Much of the nation’s rule falls onto regional nobles, so quality of life varies widely depending on the local lord’s whim. While all Taldans have the legal right to move freely, in reality moving to a new domain is often too expensive to be feasible, and some nobles even hold their tenants hostage despite the law.
While Taldor holds tight to its traditions, enough senators, nobles, and regular citizens have grown sick of the status quo to form the beginning of a reform movement. They call themselves Loyalists, and declare their allegiance to the history, great deeds, and people of Taldor, rather than any individual—even the emperor. While she is not a Loyalist, Princess Eutropia also works to reform many of Taldor’s ancient customs and broken systems, with a particular focus toward poverty and gender inequality, and many within the Loyalist movement support her efforts to repeal primogeniture and allow any person to inherit family lands and titles.
In opposition to the Loyalists stand a growing movement of Imperialists, who consider the Primogen Crown the one true authority in Taldor, with the senate and nobility existing only to carry out the emperor’s will. This disparate group shares the firm belief that Taldor’s greatness was rooted in its oldest traditions—and that embracing new ideas was what cost Taldor its imperial might. Their most extreme members insist that no middle ground can exist: either Taldor must reconquer former colonies like Galt and Andoran, or else the empire is doomed to crumble away into nothing.

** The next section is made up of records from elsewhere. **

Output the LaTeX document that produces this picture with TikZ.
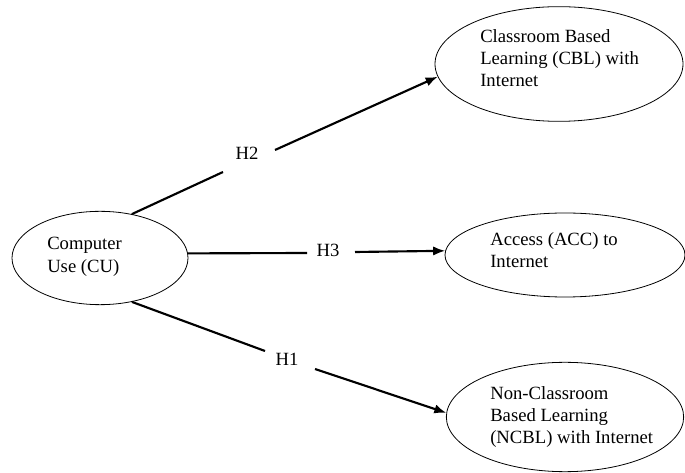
\documentclass[tikz,border=0pt]{standalone}
\usepackage{fontspec}
\setmainfont{Liberation Serif}
\usetikzlibrary{shapes.geometric,arrows.meta}
\begin{document}
\begin{tikzpicture}[x=0.75pt,y=-0.75pt,
  oval/.style={draw,ellipse,line width=0.6pt,inner sep=0pt},
  txt/.style={inner sep=0pt,anchor=base west,align=left,font=\fontsize{14}{16.8}\selectfont},
  hlab/.style={inner sep=0pt,anchor=base,font=\fontsize{14}{17}\selectfont},
  link/.style={line width=1.6pt},
  arr/.style={line width=1.6pt,-{Latex[length=9pt,width=7pt]}}]
\useasboundingbox (0,0) rectangle (685,473);
% ellipses
\node[oval,minimum width=132pt,minimum height=70pt] (cu) at (100,258) {};
\node[oval,minimum width=186pt,minimum height=86pt] (cbl) at (559,64) {};
\node[oval,minimum width=180pt,minimum height=63pt] (acc) at (565,255) {};
\node[oval,minimum width=178pt,minimum height=82pt] (ncbl) at (565,417) {};
% texts (anchored at the baseline of the last line)
\node[txt,font=\fontsize{14}{17.5}\selectfont] (tcu) at (47,273) {Computer\\Use (CU)};
\node[txt] (tcbl) at (480,87) {Classroom Based\\Learning (CBL) with\\Internet};
\node[txt] (tacc) at (490,268) {Access (ACC) to\\Internet};
\node[txt] (tncbl) at (490,444) {Non-Classroom\\Based Learning\\(NCBL) with Internet};
% labels
\node[hlab] (h2) at (247,160) {H2};
\node[hlab] (h3) at (328,257) {H3};
\node[hlab] (h1) at (287,366) {H1};
% gap coordinates
\coordinate (g2a) at (223,172);
\coordinate (g2b) at (275,150);
\coordinate (g3a) at (307,253);
\coordinate (g3b) at (355,252);
\coordinate (g1a) at (265,351);
\coordinate (g1b) at (315,369);
% connectors
\draw[link] (cu.54) -- (g2a);
\draw[arr] (g2b) -- (cbl.186);
\draw[link] (cu.3) -- (g3a);
\draw[arr] (g3b) -- (acc.178);
\draw[link] (cu.-54) -- (g1a);
\draw[arr] (g1b) -- (ncbl.178);
\end{tikzpicture}
\end{document}
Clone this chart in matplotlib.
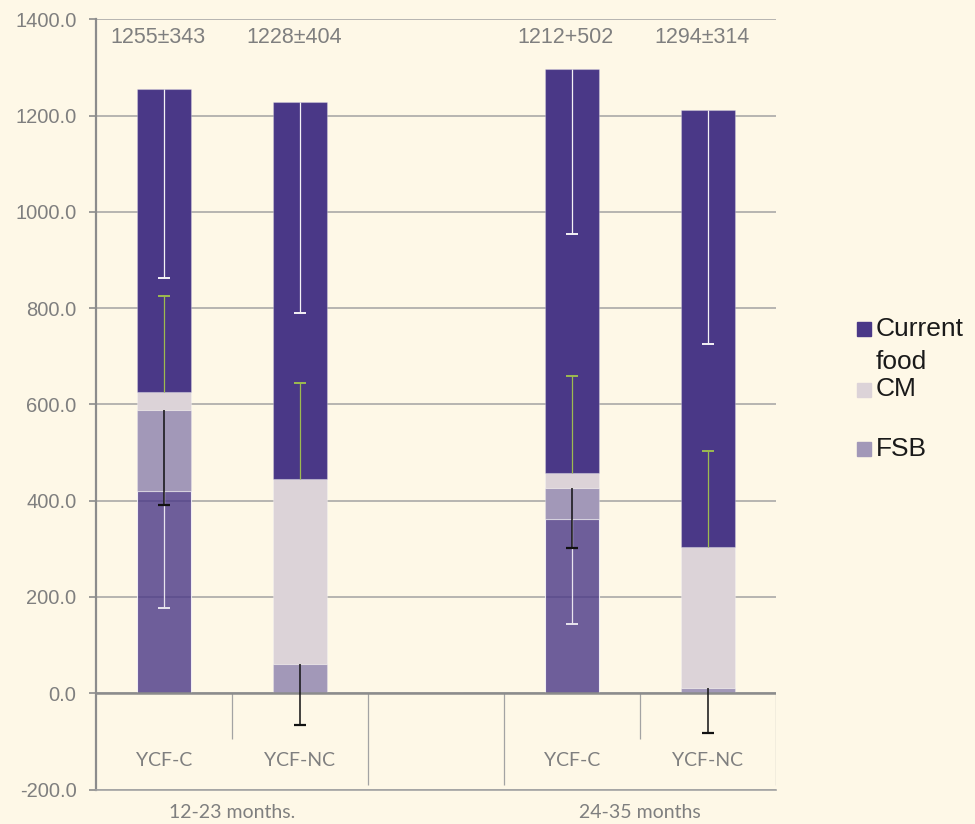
import matplotlib
matplotlib.use('Agg')
import matplotlib.pyplot as plt
import numpy as np
from matplotlib.patches import Rectangle

groups = ['YCF-C', 'YCF-NC', '', 'YCF-C', 'YCF-NC']
periods = ['12-23 months.', '24-35 months']
period_pos = [0.5, 3.5]
totals_text = ['1255±343', '1228±404', '', '1212+502', '1294±314']

# stacked segments, bottom to top
base_seg     = [421, 0, 0, 361, 0]      # lower part (not in legend)
fsb          = [167, 60, 0, 66, 10]
cm           = [37, 384, 0, 31, 293]
current_food = [630, 784, 0, 838, 909]

# one-sided error bars drawn from the top of each segment
base_err = [244, 0, 0, 218, 0]      # down
fsb_err  = [197, 126, 0, 126, 92]   # down
cm_err   = [200, 200, 0, 200, 200]  # up
food_err = [392, 439, 0, 343, 487]  # down

BG      = '#FEF8E7'
C_FOOD  = '#4A3887'
C_CM    = '#DCD3D8'
C_FSB   = '#A298B8'
GRID    = '#A3A3A3'
TXT     = '#7F7F7F'

plt.rcParams['font.family'] = ['Liberation Sans', 'DejaVu Sans']

fig = plt.figure(figsize=(9.75, 8.24), dpi=100)
fig.patch.set_facecolor(BG)
ax = fig.add_axes([96/975, 1 - 789.5/824, 680/975, 770.2/824])
ax.set_facecolor(BG)

x = np.arange(len(groups))
w = 0.4
edge = dict(edgecolor=(1, 1, 1, 0.25), linewidth=0.8, zorder=2)

b0 = np.array(base_seg, float)
b1 = b0 + np.array(fsb)
b2 = b1 + np.array(cm)
b3 = b2 + np.array(current_food)

ax.bar(x, base_seg, w, color=C_FOOD, alpha=0.8, **edge)
ax.bar(x, fsb, w, bottom=b0, color=C_FSB, **edge)
ax.bar(x, cm, w, bottom=b1, color=C_CM, **edge)
ax.bar(x, current_food, w, bottom=b2, color=C_FOOD, **edge)


def one_sided(top, err, sign, color, lw):
    err = np.asarray(err, float)
    m = err > 0
    end = top + sign * err
    ax.vlines(x[m], top[m], end[m], color=color, lw=lw, zorder=4)
    ax.plot(x[m], end[m], ls='none', marker='_', ms=8, mew=lw + 0.5,
            color=color, zorder=4)


one_sided(b3, food_err, -1, '#F4F2F6', 0.9)
one_sided(b2, cm_err, 1, '#9DBB4F', 0.9)
one_sided(b0, base_err, -1, '#E8E4EE', 0.9)
one_sided(b1, fsb_err, -1, '#111111', 1.1)

ax.set_xlim(-0.5, 4.5)
ax.set_ylim(-200, 1400)
ax.set_yticks(np.arange(-200, 1401, 200))
ax.yaxis.set_major_formatter(plt.FormatStrFormatter('%.1f'))
ax.set_xticks([])
ax.grid(axis='y', color=GRID, lw=1.1, zorder=0)
ax.set_axisbelow(True)
ax.tick_params(axis='y', direction='out', length=5, width=1.2, color='#8C8C8C',
               labelcolor=TXT, labelsize=14.5, pad=9)

for s in ['top', 'right']:
    ax.spines[s].set_visible(False)
ax.spines['left'].set_color('#8C8C8C')
ax.spines['left'].set_linewidth(1.6)
ax.spines['bottom'].set_color(GRID)
ax.spines['bottom'].set_linewidth(1.2)

ax.axhline(0, color='#8C8C8C', lw=1.8, zorder=3)
ax.vlines([0.5, 3.5], -96, 0, color=GRID, lw=0.9, zorder=1)
ax.vlines([1.5, 2.5, 4.5], -190, 0, color=GRID, lw=0.9, zorder=1)

for xi, g in zip(x, groups):
    ax.text(xi, -140, g, ha='center', va='center', fontsize=14, color=TXT,
            family=['Lato', 'DejaVu Sans'])
for xp, p in zip(period_pos, periods):
    ax.text(xp, -247, p, ha='center', va='center', fontsize=14, color=TXT,
            family=['Lato', 'DejaVu Sans'], clip_on=False)
for xi, t in zip(x, totals_text):
    ax.text(xi - 0.045, 1363, t, ha='center', va='center', fontsize=15.5, color=TXT)

# legend (square baseline in px from top, second line 33 px lower)
leg = [('Current', 'food', C_FOOD, 336), ('CM', '', C_CM, 396.5), ('FSB', '', C_FSB, 456.5)]
for line1, line2, col, base in leg:
    fig.patches.append(Rectangle((857/975, 1 - base/824), 14/975, 14/824,
                                 transform=fig.transFigure, color=col))
    fig.text(876/975, 1 - base/824, line1, ha='left', va='baseline',
             fontsize=19, color='#1A1A1A')
    if line2:
        fig.text(876/975, 1 - (base + 33)/824, line2, ha='left', va='baseline',
                 fontsize=19, color='#1A1A1A')

fig.savefig('out.png', dpi=100, facecolor=BG)
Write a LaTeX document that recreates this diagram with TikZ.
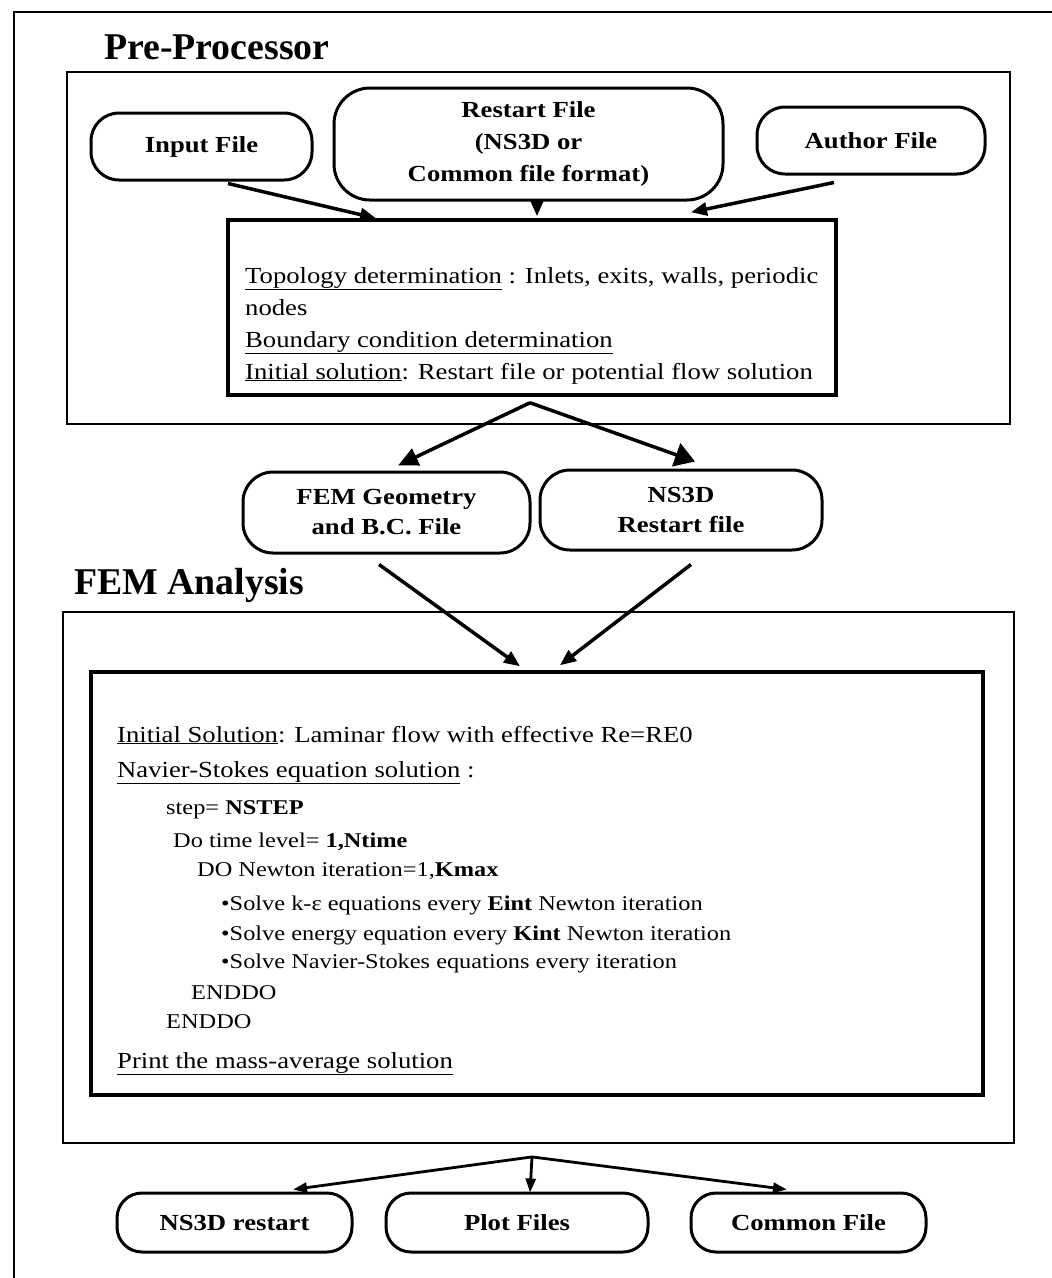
\documentclass[tikz,border=0pt]{standalone}
\usepackage{fontspec}
\setmainfont{Liberation Serif}
\newfontfamily\widefont[FakeStretch=1.16]{Liberation Serif}
\usetikzlibrary{arrows.meta,calc}
\begin{document}
\begin{tikzpicture}[x=1pt,y=-1pt,
 rbox/.style={draw,line width=3pt,rounded corners=28pt,align=center,inner sep=0pt,font=\widefont\fontsize{23}{32}\selectfont\bfseries},
 sect/.style={draw,line width=1.8pt,inner sep=0pt},
 ibox/.style={draw,line width=3.5pt,inner sep=0pt},
 ttl/.style={anchor=west,inner sep=0pt,font=\fontsize{37.8}{42}\selectfont\bfseries},
 txt/.style={anchor=base west,inner sep=0pt,font=\widefont\fontsize{23}{26}\selectfont},
 ltxt/.style={anchor=base west,inner sep=0pt,font=\widefont\fontsize{21}{24}\selectfont},
 arr/.style={line width=3.5pt,-{Triangle[length=16pt,width=13pt]}},
 bigarr/.style={line width=3.5pt,-{Triangle[length=20pt,width=24pt]}},
 medarr/.style={line width=3.5pt,-{Triangle[length=20pt,width=18pt]}},
 smarr/.style={line width=2.8pt,-{Triangle[length=14pt,width=10pt]}},
 frame/.style={line width=2pt}
]
\useasboundingbox (0,0) rectangle (1052,1278);
\fill[white] (0,0) rectangle (1052,1278);
\draw[frame] (14,1278) -- (14,12) -- (1052,12);

% titles
\node[ttl] (tpre) at (104,47) {Pre-Processor};
\node[ttl] (tfem) at (74,585) {FEM Analysis};

% section boxes
\node[sect,minimum width=943pt,minimum height=352pt] (pre) at (538.5,248) {};
\node[sect,minimum width=951pt,minimum height=531pt] (femsec) at (538.5,877.5) {};

% pre-processor inputs
\node[rbox,minimum width=221pt,minimum height=67pt] (in) at (201.5,146.5) {Input File};
\node[rbox,minimum width=389pt,minimum height=112pt,rounded corners=36pt] (rs) at (528.5,144) {Restart File\\(NS3D or\\Common file format)};
\node[rbox,minimum width=228pt,minimum height=67pt] (au) at (871,140.5) {Author File};

% topology box
\node[ibox,minimum width=608pt,minimum height=175pt] (topo) at (532,307.5) {};
\node[txt] (p1) at (245,283) {\underline{Topology determination} : Inlets, exits, walls, periodic};
\node[txt] (p2) at (245,315) {nodes};
\node[txt] (p3) at (245,347) {\underline{Boundary condition determination}};
\node[txt] (p4) at (245,379) {\underline{Initial solution}: Restart file or potential flow solution};

% intermediate files
\node[rbox,minimum width=287pt,minimum height=81pt,rounded corners=30pt,font=\widefont\fontsize{23}{30}\selectfont\bfseries] (fg) at (386.5,512.5) {FEM Geometry\\and B.C. File};
\node[rbox,minimum width=282pt,minimum height=80pt,rounded corners=30pt,font=\widefont\fontsize{23}{30}\selectfont\bfseries] (ns) at (681,510) {NS3D\\Restart file};

% FEM solution box
\node[ibox,minimum width=892pt,minimum height=423pt] (sol) at (537,883.5) {};
\node[txt] (f1) at (117,742) {\underline{Initial Solution}: Laminar flow with effective Re=RE0};
\node[txt] (f2) at (117,777) {\underline{Navier-Stokes equation solution} :};
\node[ltxt] (f3) at (166,814) {step= \textbf{NSTEP}};
\node[ltxt] (f4) at (173,847) {Do time level= \textbf{1,Ntime}};
\node[ltxt] (f5) at (197,876) {DO Newton iteration=1,\textbf{Kmax}};
\node[ltxt] (f6) at (221,910) {•Solve k-ε equations every \textbf{Eint} Newton iteration};
\node[ltxt] (f7) at (221,940) {•Solve energy equation every \textbf{Kint} Newton iteration};
\node[ltxt] (f8) at (221,968) {•Solve Navier-Stokes equations every iteration};
\node[ltxt] (f9) at (191,999) {ENDDO};
\node[ltxt] (f10) at (166,1028) {ENDDO};
\node[txt] (f11) at (117,1068) {\underline{Print the mass-average solution}};

% outputs
\node[rbox,minimum width=235pt,minimum height=59pt,rounded corners=25pt] (b1) at (234.5,1222.5) {NS3D restart};
\node[rbox,minimum width=262pt,minimum height=59pt,rounded corners=25pt] (b2) at (517,1222.5) {Plot Files};
\node[rbox,minimum width=235pt,minimum height=59pt,rounded corners=25pt] (b3) at (808.5,1222.5) {Common File};

% arrows into topology box
\draw[arr] ($(in.south)+(26.5,2)$) -- ($(topo.north)+(-156,0)$);
\draw[arr] ($(rs.south)+(8.5,0)$) -- ($(topo.north)+(5,-2)$);
\draw[arr] ($(au.south)+(-37,7)$) -- ($(topo.north)+(159,-6)$);

% arrows out of pre-processor
\coordinate (apex1) at ($(topo.south)+(-2,6)$);
\draw[medarr] (apex1) -- ($(fg.north)+(11.5,-5)$);
\draw[bigarr] (apex1) -- ($(ns.north)+(14,-7)$);

% arrows into FEM box
\draw[arr] ($(fg.south)+(-7.5,10)$) -- ($(sol.north)+(-17,-4)$);
\draw[arr] ($(ns.south)+(10,13)$) -- ($(sol.north)+(23,-5)$);

% arrows to outputs
\coordinate (apex2) at ($(femsec.south)+(-6.5,13)$);
\draw[smarr] (apex2) -- ($(b1.north)+(58.5,-2)$);
\draw[smarr] (apex2) -- ($(b2.north)+(13,1)$);
\draw[smarr] (apex2) -- ($(b3.north)+(-21.5,-2)$);
\end{tikzpicture}
\end{document}
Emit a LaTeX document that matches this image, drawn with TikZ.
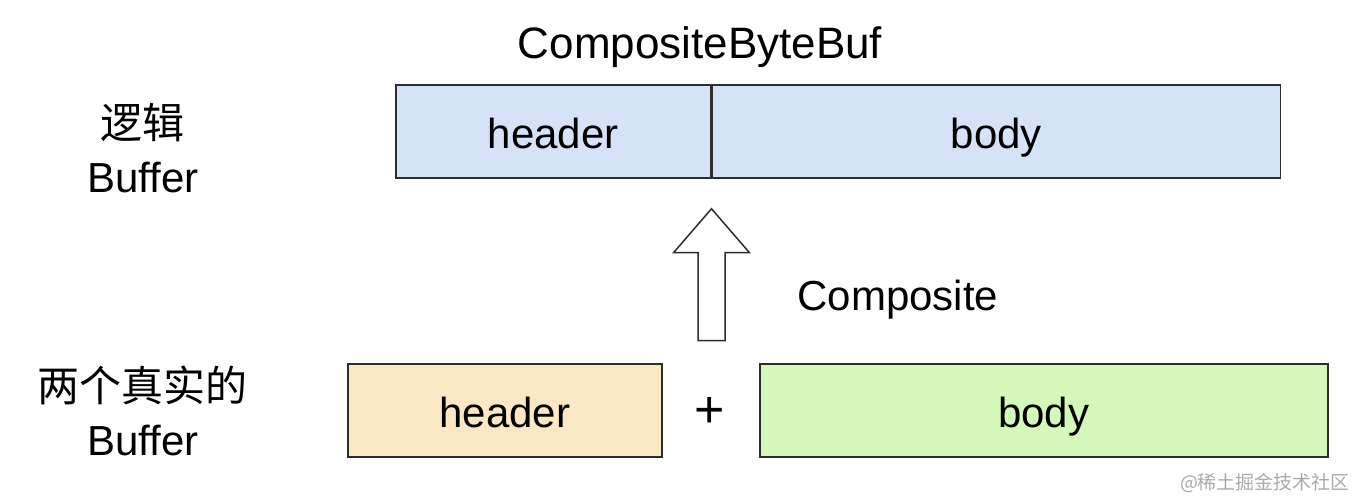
\documentclass[tikz,border=0pt]{standalone}
\usepackage{fontspec}
\setmainfont{Liberation Sans}
\newfontfamily\cjk{Noto Sans CJK SC}
\usepackage{tikz}
\usetikzlibrary{
    arrows.meta,
    positioning,
    calc
}
\definecolor{BufBlue}{RGB}{214,226,248}
\definecolor{BufPeach}{RGB}{251,231,196}
\definecolor{BufGreen}{RGB}{212,248,186}
\definecolor{EdgeGray}{RGB}{45,45,45}
\definecolor{MarkGray}{RGB}{170,170,170}
\tikzset{
    bufbox/.style={
        draw=EdgeGray,
        line width=0.75pt,
        inner sep=0pt,
        minimum height=46.5pt,
        text height=20pt,
        text depth=2.5pt,
        font=\fontsize{21}{25}\selectfont
    },
    sidelabel/.style={
        align=center,
        font=\fontsize{21}{27}\selectfont
    }
}

\begin{document}
\begin{tikzpicture}[x=0.5pt,y=-0.5pt]
%
    \useasboundingbox
    (0,0)
    rectangle
    (1362,497);
%
    \node[
        bufbox,
        fill=BufBlue,
        minimum width=157.5pt,
        anchor=west
    ]
    (lhdr) at (395,131.5) {
        header
    };
%
    \node[
        bufbox,
        fill=BufBlue,
        minimum width=284pt,
        right=0pt of lhdr
    ]
    (lbody) {
        body
    };
%
    \node[
        font=\fontsize{22}{26}\selectfont
    ]
    (cbb) at (700,47) {
        CompositeByteBuf
    };
%
    \node[
        bufbox,
        fill=BufPeach,
        minimum width=157pt,
        anchor=west
    ]
    (rhdr) at (347,410.5) {
        header
    };
%
    \node[
        font=\fontsize{26}{30}\selectfont
    ]
    (plus) at (710,412) {
        +
    };
%
    \node[
        bufbox,
        fill=BufGreen,
        minimum width=284pt,
        anchor=west
    ]
    (rbody) at (759,410.5) {
        body
    };
%
    \node[
        sidelabel
    ]
    (ltxt) at (143,148) {
        {\cjk 逻辑}\\Buffer
    };
%
    \node[
        sidelabel
    ]
    (rtxt) at (143,411) {
        {\cjk 两个真实的}\\Buffer
    };
%
    % hollow block arrow, tip under the divider
    \coordinate (tip) at ($(lhdr.south east)+(0,30)$);
    \draw[
        EdgeGray,
        line width=0.75pt,
        fill=white,
        line join=miter
    ]
    (tip)
    -- ++(38,44)
    -- ++(-24.5,0)
    -- ++(0,88)
    -- ++(-27,0)
    -- ++(0,-88)
    -- ++(-24.5,0)
    -- cycle;
%
    \node[
        font=\fontsize{21}{25}\selectfont
    ]
    (comp) at (898,300) {
        Composite
    };
%
    \node[
        MarkGray,
        font=\cjk\fontsize{9.5}{11}\selectfont
    ]
    (mark) at (1265,483) {
        @稀土掘金技术社区
    };
%
\end{tikzpicture}
\end{document}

While not every Taldan belongs to a faction, the increasing polarization of Taldan society is raising tensions across the nation. Other conflicts—growing political instability in Thuvia, rumors that the Seven Houses are undermining Andoran’s government, the squashed rebellion in Cheliax, and the secession of Ravounel—serve only to intensify the turmoil. Secret societies and fraternities, a longtime staple of the Taldan aristocracy that until recently amounted to little more than private clubs, have begun maneuvering to gain power or hoard wealth now, with the expectation that Grand Prince Stavian III’s passing will lead to a painful and protracted succession conflict.